# Directive:
In this exercise, the entries below include pictures. Repeat exactly the lines from the line with "Recreate this image" to the line with "from bokeh.resources import INLINE", including both, but without the pictures.

# Extracted information:
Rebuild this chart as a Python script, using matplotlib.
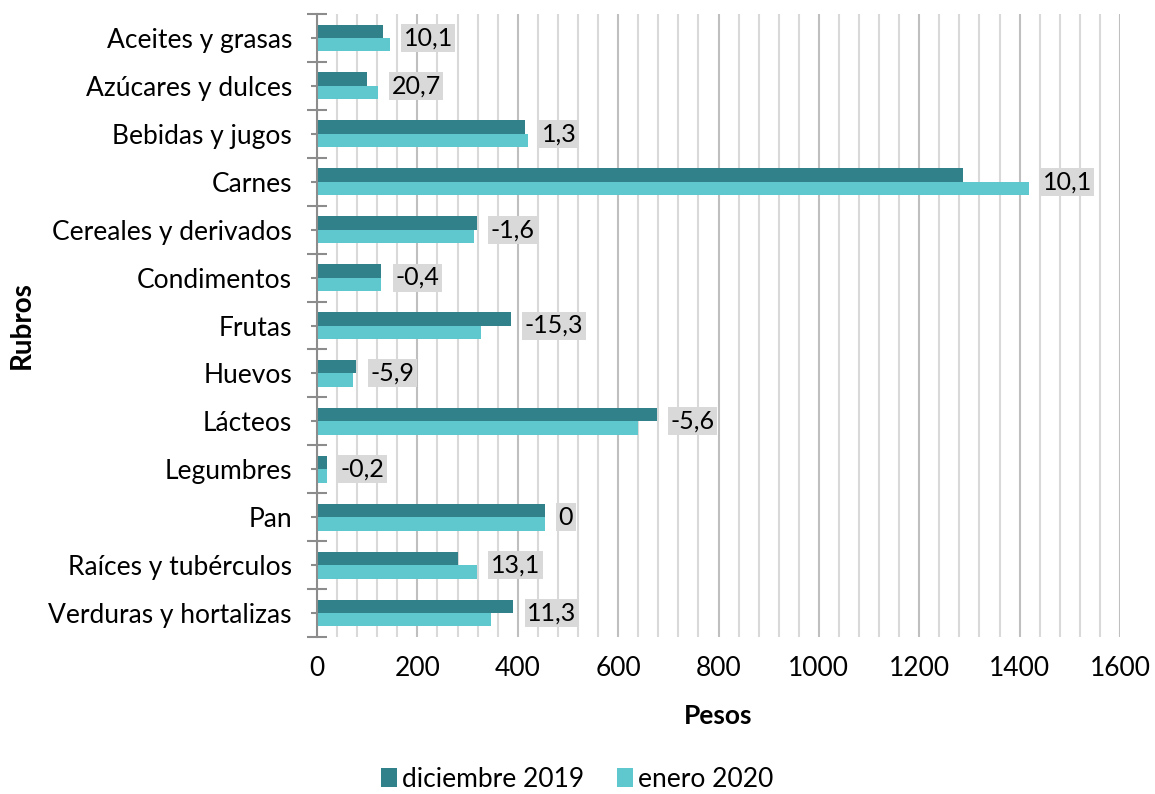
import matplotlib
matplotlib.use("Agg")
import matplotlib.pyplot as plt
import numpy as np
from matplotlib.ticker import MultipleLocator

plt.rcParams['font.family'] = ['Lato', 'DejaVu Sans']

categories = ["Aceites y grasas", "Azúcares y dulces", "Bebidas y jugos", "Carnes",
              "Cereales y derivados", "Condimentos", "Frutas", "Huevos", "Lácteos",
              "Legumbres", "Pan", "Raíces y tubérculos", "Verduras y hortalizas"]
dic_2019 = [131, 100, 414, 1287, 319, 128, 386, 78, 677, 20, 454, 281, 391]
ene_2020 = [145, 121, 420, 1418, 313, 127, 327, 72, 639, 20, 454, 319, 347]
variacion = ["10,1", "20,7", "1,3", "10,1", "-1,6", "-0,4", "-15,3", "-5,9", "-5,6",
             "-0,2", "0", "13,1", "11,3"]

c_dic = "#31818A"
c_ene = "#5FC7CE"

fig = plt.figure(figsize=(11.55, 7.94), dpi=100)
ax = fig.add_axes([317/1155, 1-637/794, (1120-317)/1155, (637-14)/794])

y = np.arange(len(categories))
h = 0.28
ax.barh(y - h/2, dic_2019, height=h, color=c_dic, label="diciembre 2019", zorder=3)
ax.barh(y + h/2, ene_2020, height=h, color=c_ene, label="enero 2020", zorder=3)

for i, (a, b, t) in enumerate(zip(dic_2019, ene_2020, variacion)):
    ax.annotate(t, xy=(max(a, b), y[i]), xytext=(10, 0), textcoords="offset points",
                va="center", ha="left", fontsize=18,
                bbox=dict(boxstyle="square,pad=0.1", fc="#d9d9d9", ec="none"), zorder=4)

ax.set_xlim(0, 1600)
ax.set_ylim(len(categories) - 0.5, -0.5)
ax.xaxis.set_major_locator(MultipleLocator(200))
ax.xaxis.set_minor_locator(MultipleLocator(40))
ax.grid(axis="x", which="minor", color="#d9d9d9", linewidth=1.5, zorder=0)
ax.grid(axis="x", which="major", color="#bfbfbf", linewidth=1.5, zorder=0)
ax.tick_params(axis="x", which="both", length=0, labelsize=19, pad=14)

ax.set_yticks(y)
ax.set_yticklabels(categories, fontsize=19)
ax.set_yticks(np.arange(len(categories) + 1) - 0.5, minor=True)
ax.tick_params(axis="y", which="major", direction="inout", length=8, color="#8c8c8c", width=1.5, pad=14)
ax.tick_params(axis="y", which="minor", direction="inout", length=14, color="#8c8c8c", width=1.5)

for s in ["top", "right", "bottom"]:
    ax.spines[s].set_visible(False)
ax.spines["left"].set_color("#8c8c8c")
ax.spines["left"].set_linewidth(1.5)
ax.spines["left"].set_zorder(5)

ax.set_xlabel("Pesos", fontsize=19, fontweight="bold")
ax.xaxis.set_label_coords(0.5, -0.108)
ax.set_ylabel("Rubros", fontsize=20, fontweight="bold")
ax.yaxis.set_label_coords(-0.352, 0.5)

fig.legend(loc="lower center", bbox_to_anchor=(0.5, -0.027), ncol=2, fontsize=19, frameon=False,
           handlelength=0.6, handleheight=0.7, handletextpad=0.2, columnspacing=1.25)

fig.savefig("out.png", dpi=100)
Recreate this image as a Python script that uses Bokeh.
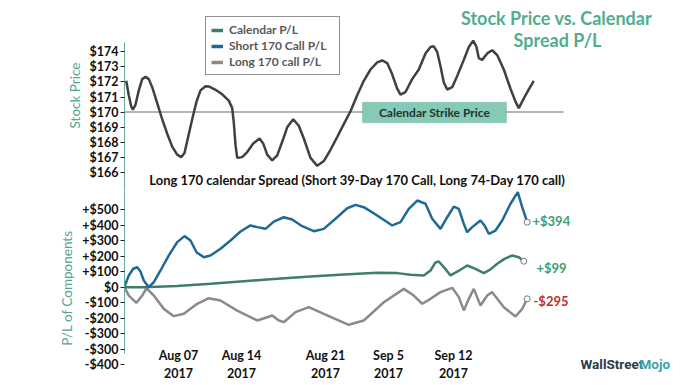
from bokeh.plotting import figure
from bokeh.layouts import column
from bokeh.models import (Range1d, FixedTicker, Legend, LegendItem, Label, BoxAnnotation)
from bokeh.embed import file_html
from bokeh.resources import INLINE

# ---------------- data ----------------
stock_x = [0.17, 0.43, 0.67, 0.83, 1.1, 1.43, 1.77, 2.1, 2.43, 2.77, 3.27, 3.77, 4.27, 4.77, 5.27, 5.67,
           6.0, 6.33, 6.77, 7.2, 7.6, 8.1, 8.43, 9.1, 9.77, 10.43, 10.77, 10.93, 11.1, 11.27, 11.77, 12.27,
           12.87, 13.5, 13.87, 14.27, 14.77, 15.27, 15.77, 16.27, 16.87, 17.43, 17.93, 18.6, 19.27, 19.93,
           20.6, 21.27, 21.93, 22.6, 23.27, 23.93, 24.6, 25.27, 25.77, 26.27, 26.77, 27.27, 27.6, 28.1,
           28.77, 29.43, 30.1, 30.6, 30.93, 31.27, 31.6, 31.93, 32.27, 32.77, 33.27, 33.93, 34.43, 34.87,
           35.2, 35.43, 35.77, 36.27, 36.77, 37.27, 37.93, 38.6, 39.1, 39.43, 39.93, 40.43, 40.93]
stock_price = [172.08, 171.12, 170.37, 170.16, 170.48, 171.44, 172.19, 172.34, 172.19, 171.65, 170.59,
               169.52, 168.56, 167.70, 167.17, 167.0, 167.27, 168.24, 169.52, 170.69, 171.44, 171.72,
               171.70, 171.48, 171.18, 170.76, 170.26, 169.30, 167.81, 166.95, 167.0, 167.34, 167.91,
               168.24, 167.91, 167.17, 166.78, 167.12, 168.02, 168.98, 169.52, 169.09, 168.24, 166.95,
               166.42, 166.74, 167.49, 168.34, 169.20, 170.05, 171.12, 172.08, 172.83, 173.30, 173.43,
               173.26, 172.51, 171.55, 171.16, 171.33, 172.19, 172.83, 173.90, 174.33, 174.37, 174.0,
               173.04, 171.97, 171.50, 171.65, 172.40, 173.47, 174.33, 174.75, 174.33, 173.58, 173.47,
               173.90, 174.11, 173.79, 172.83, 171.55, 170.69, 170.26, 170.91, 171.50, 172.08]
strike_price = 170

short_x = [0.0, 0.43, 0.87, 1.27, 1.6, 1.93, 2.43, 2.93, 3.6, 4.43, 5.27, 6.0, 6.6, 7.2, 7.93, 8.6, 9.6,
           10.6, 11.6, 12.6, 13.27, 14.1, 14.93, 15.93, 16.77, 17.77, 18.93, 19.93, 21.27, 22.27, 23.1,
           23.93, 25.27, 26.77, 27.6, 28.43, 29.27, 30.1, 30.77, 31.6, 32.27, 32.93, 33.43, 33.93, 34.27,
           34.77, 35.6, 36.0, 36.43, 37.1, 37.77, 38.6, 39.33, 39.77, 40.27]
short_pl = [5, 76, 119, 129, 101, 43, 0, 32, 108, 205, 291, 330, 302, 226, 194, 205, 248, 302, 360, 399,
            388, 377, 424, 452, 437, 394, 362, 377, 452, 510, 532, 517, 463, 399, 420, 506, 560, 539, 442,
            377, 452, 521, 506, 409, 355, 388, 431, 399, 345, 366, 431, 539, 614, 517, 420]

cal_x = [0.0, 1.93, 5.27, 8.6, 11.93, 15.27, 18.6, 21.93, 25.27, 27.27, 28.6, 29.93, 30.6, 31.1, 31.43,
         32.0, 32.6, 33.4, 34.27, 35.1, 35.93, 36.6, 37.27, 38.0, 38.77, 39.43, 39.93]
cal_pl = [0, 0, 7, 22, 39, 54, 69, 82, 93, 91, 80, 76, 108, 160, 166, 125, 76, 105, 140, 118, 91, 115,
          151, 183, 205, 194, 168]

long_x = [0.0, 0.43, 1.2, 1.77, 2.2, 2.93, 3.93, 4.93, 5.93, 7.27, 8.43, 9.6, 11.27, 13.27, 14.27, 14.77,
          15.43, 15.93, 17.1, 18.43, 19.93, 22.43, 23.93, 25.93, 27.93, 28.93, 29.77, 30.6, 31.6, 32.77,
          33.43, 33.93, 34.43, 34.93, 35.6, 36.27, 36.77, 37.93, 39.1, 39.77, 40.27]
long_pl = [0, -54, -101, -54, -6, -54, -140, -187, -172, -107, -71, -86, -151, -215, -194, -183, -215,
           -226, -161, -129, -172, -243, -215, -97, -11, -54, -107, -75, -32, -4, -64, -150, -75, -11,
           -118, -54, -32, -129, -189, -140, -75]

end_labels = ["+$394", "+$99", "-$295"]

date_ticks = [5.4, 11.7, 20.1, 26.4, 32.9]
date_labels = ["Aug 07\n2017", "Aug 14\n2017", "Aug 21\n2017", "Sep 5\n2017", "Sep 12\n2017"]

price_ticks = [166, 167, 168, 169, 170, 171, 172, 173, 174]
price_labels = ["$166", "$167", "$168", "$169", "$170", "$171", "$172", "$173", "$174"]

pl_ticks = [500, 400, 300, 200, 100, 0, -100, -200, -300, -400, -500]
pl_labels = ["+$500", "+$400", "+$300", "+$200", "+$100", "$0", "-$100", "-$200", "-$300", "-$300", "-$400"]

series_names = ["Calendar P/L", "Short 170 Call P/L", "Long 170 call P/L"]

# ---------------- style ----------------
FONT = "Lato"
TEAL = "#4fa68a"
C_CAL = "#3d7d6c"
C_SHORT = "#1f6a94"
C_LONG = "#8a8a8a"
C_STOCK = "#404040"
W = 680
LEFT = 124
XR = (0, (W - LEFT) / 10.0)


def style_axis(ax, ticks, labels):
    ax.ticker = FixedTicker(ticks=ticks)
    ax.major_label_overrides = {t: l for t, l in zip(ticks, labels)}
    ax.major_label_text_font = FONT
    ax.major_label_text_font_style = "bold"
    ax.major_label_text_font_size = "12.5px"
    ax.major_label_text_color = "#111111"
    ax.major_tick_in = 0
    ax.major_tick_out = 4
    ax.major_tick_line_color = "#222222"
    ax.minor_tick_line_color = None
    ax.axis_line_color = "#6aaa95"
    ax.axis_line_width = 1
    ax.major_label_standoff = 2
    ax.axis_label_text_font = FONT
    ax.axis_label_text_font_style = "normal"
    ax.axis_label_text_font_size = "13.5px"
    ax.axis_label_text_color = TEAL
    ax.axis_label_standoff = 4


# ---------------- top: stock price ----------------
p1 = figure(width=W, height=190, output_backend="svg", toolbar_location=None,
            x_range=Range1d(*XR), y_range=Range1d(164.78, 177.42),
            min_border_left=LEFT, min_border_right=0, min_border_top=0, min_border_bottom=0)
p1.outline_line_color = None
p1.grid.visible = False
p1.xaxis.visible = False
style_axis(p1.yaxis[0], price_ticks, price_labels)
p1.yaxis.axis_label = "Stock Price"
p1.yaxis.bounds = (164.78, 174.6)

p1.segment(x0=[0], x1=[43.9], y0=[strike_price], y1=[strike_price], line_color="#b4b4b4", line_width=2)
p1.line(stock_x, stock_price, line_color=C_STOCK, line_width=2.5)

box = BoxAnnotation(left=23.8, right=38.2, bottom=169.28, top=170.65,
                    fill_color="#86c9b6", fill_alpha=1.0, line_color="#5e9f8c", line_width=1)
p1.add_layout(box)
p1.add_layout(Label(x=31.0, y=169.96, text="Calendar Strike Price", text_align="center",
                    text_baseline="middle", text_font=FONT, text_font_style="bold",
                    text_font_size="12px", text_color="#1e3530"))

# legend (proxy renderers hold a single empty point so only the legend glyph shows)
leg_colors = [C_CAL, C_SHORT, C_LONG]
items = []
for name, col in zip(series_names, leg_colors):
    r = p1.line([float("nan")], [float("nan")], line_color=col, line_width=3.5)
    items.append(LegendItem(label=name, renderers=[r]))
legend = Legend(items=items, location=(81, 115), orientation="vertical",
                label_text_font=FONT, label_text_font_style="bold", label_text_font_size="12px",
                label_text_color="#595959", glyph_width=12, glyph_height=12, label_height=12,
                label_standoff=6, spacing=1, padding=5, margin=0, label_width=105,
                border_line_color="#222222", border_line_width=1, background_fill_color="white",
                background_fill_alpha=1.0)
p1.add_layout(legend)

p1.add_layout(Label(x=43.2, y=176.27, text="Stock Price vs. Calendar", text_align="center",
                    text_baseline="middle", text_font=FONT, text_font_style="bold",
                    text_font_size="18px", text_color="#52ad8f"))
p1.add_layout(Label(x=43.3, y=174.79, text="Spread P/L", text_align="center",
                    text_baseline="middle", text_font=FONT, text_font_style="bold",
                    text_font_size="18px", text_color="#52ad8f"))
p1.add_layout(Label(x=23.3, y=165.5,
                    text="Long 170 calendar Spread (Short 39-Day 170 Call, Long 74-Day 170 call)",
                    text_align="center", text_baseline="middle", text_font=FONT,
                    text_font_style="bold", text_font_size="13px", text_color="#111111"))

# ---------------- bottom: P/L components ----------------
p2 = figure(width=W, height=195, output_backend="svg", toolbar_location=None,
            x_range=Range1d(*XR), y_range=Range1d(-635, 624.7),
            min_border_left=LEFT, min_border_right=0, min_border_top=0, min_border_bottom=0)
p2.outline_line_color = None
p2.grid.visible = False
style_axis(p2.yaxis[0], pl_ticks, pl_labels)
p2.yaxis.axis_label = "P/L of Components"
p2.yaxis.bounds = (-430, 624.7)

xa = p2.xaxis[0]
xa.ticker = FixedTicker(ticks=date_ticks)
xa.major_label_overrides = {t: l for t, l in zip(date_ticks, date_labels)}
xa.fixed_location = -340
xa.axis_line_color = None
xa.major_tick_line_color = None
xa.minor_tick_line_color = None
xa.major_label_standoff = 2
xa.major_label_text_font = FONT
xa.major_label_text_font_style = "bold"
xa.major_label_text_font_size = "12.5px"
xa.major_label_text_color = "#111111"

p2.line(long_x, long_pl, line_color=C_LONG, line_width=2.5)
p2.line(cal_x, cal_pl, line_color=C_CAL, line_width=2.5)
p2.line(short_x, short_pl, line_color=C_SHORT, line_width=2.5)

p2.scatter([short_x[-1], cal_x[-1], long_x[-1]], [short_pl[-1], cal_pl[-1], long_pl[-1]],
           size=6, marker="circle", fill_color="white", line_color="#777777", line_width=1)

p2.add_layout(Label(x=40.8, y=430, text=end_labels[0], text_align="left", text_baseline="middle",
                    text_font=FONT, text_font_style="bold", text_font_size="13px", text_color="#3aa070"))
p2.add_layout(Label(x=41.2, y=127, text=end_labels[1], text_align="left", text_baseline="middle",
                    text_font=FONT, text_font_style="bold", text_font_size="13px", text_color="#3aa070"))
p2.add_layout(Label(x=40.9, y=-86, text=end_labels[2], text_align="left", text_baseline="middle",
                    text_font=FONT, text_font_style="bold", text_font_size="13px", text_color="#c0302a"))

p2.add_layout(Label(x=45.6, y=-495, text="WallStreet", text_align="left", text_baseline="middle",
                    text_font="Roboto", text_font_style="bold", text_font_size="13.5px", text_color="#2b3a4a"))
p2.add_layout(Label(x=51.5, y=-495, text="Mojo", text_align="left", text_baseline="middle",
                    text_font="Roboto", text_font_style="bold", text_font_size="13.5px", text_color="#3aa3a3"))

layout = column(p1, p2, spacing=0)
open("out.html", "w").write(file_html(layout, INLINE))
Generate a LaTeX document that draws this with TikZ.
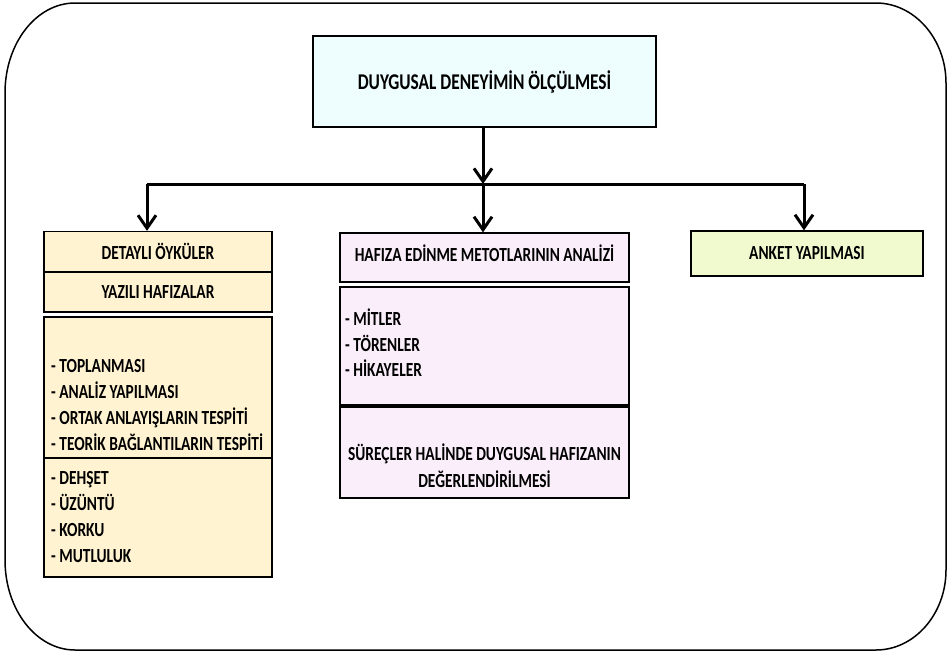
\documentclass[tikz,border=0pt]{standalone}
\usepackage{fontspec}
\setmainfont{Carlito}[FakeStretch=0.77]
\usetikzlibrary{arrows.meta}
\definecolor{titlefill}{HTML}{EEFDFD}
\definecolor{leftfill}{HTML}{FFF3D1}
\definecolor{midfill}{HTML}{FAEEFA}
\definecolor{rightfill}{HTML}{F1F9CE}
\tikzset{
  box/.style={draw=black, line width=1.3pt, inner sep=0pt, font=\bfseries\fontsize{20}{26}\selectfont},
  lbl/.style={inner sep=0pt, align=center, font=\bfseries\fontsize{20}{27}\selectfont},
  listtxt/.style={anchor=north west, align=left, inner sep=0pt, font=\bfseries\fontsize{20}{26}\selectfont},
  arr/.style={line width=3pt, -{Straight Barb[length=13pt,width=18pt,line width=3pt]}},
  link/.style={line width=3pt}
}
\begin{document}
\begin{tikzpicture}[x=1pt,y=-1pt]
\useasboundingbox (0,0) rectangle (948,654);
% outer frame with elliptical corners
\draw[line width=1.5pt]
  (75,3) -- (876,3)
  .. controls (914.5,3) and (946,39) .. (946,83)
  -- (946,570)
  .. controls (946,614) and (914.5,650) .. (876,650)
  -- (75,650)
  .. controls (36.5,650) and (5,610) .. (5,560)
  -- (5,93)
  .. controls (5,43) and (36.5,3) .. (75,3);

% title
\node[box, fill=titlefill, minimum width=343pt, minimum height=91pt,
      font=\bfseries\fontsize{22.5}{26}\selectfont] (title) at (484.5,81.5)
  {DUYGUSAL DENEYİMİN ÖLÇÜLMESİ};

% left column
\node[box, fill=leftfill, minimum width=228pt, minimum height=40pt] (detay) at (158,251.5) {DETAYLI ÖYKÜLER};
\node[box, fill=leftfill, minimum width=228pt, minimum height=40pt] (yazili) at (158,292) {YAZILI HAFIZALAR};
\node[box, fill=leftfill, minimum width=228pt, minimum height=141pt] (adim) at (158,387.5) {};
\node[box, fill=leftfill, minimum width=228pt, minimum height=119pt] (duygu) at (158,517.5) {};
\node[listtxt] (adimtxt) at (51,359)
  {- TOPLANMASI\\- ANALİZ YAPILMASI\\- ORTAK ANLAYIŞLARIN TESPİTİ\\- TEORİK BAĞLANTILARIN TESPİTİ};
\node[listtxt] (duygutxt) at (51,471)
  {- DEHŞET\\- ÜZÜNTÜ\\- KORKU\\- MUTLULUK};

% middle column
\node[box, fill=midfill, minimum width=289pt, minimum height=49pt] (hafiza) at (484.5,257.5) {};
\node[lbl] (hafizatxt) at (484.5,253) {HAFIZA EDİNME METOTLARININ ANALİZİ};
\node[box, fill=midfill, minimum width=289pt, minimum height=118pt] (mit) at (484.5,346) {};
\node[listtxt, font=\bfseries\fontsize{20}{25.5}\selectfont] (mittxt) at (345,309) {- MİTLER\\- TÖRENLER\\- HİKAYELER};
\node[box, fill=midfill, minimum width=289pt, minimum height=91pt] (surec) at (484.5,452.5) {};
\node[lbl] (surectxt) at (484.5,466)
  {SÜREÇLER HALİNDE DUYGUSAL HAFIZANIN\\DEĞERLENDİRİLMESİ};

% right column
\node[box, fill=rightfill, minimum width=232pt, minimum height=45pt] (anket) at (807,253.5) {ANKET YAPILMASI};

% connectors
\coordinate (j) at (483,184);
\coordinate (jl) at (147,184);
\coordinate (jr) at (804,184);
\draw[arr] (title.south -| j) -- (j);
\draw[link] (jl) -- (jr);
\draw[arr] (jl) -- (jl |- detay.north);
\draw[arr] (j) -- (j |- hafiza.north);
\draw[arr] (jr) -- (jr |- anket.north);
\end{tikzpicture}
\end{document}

# Written solution:
Recreate this image as a Python script that uses Bokeh.
from bokeh.plotting import figure
from bokeh.layouts import column
from bokeh.models import (Range1d, FixedTicker, Legend, LegendItem, Label, BoxAnnotation)
from bokeh.embed import file_html
from bokeh.resources import INLINE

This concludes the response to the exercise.